• _Input_
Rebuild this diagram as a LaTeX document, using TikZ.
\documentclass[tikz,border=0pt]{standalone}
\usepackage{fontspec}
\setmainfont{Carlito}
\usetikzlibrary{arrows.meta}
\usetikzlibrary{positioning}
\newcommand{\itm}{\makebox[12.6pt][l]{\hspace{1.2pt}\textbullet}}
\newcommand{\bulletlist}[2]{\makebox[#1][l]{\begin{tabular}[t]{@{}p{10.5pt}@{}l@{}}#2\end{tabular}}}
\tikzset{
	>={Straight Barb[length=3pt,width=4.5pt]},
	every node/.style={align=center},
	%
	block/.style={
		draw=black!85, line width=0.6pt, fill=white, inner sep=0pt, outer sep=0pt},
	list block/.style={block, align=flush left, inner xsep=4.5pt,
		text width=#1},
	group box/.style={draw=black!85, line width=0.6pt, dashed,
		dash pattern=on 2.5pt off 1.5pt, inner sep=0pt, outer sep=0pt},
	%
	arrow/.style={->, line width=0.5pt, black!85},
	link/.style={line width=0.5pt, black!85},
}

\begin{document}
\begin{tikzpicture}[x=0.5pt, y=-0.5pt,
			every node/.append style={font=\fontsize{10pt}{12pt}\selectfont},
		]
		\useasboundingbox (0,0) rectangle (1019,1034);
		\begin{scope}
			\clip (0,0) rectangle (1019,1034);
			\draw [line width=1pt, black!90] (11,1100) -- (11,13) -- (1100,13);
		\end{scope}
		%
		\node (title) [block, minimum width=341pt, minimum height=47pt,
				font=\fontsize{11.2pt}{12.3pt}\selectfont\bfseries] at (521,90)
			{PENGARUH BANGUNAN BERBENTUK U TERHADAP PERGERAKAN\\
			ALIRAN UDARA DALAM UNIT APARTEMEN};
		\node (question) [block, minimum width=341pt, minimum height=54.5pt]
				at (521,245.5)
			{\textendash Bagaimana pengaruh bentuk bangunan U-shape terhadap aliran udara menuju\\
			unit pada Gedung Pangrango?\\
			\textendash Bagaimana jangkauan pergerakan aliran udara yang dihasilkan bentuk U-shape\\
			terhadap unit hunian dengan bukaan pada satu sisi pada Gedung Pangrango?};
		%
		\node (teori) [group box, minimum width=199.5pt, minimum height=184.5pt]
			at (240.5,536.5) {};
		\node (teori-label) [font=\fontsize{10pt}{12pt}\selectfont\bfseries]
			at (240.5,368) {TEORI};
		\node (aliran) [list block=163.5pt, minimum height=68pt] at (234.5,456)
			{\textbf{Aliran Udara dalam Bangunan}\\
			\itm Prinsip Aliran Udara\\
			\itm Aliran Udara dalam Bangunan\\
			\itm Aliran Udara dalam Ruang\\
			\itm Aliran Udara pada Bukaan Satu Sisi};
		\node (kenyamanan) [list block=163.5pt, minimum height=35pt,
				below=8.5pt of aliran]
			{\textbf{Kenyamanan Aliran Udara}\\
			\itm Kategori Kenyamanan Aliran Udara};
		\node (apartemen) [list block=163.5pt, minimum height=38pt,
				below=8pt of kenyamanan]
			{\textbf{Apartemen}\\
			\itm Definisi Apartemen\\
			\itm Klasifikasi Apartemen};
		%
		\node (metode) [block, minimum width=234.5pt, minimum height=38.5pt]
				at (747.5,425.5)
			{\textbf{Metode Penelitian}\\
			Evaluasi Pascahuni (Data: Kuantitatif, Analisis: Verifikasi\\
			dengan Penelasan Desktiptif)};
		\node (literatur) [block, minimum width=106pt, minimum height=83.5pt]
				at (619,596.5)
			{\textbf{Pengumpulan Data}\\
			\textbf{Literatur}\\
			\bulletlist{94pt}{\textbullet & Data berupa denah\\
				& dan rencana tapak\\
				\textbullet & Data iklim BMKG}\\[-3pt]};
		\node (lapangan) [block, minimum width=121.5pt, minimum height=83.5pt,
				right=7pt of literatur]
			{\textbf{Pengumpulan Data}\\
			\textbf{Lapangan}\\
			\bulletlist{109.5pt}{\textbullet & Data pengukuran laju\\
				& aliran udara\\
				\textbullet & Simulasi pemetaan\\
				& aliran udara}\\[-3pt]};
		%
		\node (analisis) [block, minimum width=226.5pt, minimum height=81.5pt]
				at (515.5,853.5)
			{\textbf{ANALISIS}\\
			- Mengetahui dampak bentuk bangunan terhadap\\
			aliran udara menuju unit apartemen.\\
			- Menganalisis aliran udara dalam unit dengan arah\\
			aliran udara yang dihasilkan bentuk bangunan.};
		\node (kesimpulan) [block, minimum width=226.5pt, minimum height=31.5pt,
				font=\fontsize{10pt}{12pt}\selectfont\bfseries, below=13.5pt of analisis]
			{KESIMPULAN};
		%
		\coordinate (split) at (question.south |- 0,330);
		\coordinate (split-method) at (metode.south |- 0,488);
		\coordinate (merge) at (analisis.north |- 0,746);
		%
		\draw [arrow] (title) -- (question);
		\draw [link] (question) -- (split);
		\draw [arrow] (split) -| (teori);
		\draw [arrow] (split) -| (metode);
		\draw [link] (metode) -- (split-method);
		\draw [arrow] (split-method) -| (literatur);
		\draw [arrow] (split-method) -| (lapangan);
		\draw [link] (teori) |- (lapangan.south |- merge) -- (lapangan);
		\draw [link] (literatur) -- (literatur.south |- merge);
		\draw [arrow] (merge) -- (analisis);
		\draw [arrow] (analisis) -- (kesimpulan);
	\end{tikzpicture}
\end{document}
---
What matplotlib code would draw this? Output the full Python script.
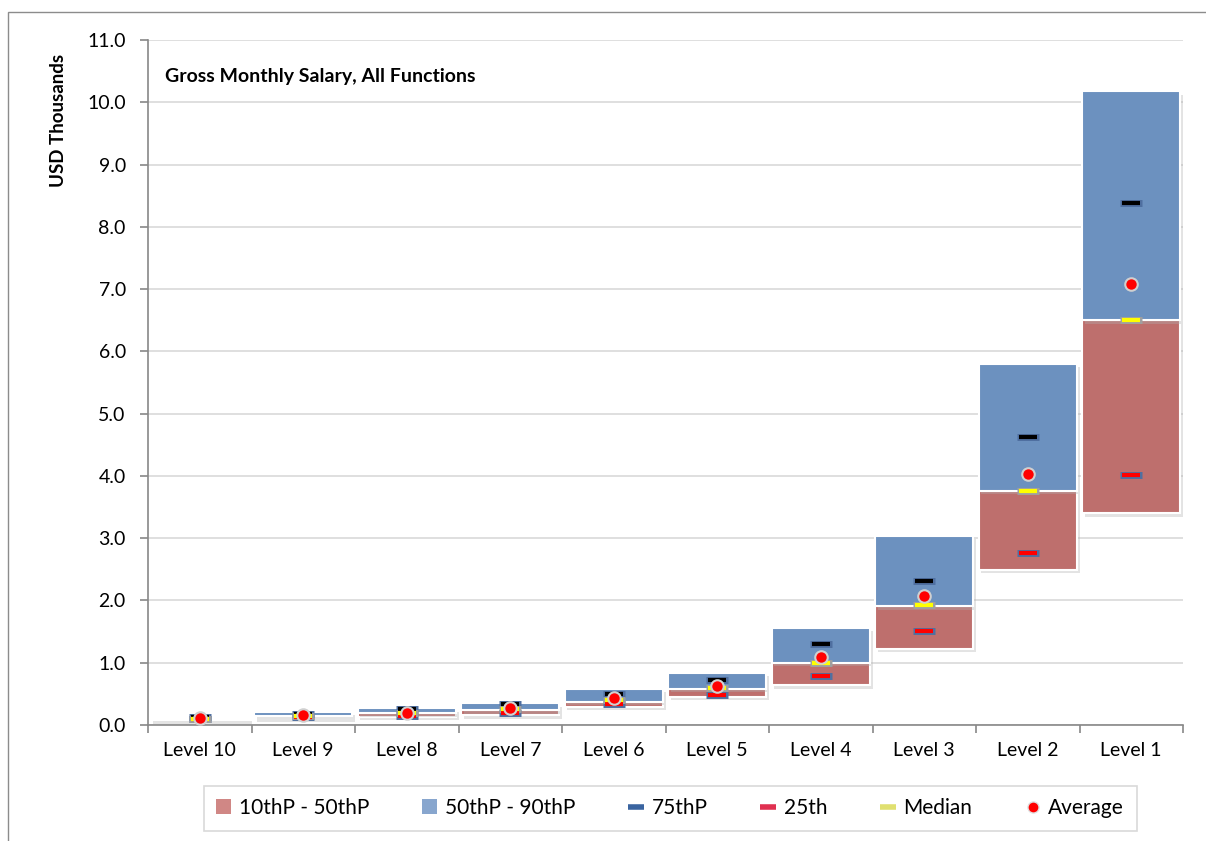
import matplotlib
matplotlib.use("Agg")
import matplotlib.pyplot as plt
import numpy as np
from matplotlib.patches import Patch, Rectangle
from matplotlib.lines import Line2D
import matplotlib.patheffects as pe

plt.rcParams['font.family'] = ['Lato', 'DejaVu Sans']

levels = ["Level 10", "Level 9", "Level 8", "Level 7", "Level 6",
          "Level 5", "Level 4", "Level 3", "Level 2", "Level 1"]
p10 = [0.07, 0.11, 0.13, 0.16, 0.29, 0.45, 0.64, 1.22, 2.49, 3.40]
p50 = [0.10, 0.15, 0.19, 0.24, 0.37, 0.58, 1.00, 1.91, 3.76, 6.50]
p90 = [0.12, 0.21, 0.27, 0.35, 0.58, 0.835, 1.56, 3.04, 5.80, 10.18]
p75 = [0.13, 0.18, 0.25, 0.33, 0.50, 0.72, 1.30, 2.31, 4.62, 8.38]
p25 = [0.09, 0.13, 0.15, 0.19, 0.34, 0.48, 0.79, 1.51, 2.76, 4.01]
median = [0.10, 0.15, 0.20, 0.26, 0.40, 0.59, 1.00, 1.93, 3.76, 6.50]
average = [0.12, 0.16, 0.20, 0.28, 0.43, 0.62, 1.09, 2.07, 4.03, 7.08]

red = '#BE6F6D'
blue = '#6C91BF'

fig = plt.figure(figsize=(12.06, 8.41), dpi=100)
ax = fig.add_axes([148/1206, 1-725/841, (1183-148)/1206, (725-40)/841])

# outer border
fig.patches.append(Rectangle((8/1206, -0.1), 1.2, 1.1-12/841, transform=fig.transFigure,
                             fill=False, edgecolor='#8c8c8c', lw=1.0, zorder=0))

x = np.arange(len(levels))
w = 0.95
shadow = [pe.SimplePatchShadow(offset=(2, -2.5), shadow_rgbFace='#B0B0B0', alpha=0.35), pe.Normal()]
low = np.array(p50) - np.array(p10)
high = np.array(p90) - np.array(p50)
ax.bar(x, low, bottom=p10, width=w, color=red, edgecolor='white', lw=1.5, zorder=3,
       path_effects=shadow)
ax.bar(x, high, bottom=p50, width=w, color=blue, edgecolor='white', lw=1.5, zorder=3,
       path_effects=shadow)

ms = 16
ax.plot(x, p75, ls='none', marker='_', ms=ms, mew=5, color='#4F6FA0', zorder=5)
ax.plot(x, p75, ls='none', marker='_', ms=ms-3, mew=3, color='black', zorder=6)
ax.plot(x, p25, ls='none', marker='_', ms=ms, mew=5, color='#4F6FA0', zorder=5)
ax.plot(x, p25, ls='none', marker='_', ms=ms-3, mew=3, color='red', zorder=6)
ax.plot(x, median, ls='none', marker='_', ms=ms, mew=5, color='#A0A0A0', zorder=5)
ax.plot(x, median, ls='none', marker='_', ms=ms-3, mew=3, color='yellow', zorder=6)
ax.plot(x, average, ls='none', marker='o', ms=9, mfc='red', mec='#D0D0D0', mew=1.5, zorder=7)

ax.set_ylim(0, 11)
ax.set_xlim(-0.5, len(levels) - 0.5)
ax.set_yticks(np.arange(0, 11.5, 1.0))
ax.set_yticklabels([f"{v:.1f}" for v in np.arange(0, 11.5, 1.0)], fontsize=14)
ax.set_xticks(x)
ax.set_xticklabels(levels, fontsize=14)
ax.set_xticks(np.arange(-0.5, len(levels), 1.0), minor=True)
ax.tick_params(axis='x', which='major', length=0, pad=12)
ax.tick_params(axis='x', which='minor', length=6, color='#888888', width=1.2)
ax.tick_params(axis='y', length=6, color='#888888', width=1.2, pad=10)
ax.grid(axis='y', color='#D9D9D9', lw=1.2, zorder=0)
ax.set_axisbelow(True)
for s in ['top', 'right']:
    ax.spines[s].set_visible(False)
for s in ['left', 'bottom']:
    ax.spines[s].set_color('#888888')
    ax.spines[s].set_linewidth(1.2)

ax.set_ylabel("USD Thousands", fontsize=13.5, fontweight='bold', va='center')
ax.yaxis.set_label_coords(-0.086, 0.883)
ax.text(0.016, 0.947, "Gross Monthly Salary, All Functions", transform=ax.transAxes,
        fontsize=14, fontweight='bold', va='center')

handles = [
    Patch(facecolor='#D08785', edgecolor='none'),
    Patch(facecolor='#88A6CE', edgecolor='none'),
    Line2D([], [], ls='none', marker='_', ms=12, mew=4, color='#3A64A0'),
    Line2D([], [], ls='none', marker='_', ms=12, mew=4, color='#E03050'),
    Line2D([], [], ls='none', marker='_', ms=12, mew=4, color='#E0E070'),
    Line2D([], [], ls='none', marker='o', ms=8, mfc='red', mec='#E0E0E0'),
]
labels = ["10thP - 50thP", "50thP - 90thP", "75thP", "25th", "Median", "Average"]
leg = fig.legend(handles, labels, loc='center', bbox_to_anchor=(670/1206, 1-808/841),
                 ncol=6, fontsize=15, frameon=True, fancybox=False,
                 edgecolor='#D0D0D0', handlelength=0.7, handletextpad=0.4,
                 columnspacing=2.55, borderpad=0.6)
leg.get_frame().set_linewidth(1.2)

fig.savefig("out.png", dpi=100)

• _Description of the task_
The answer must consist solely of the number of lines in the entries that contain the word "matplotlib".

• _Written solution_
7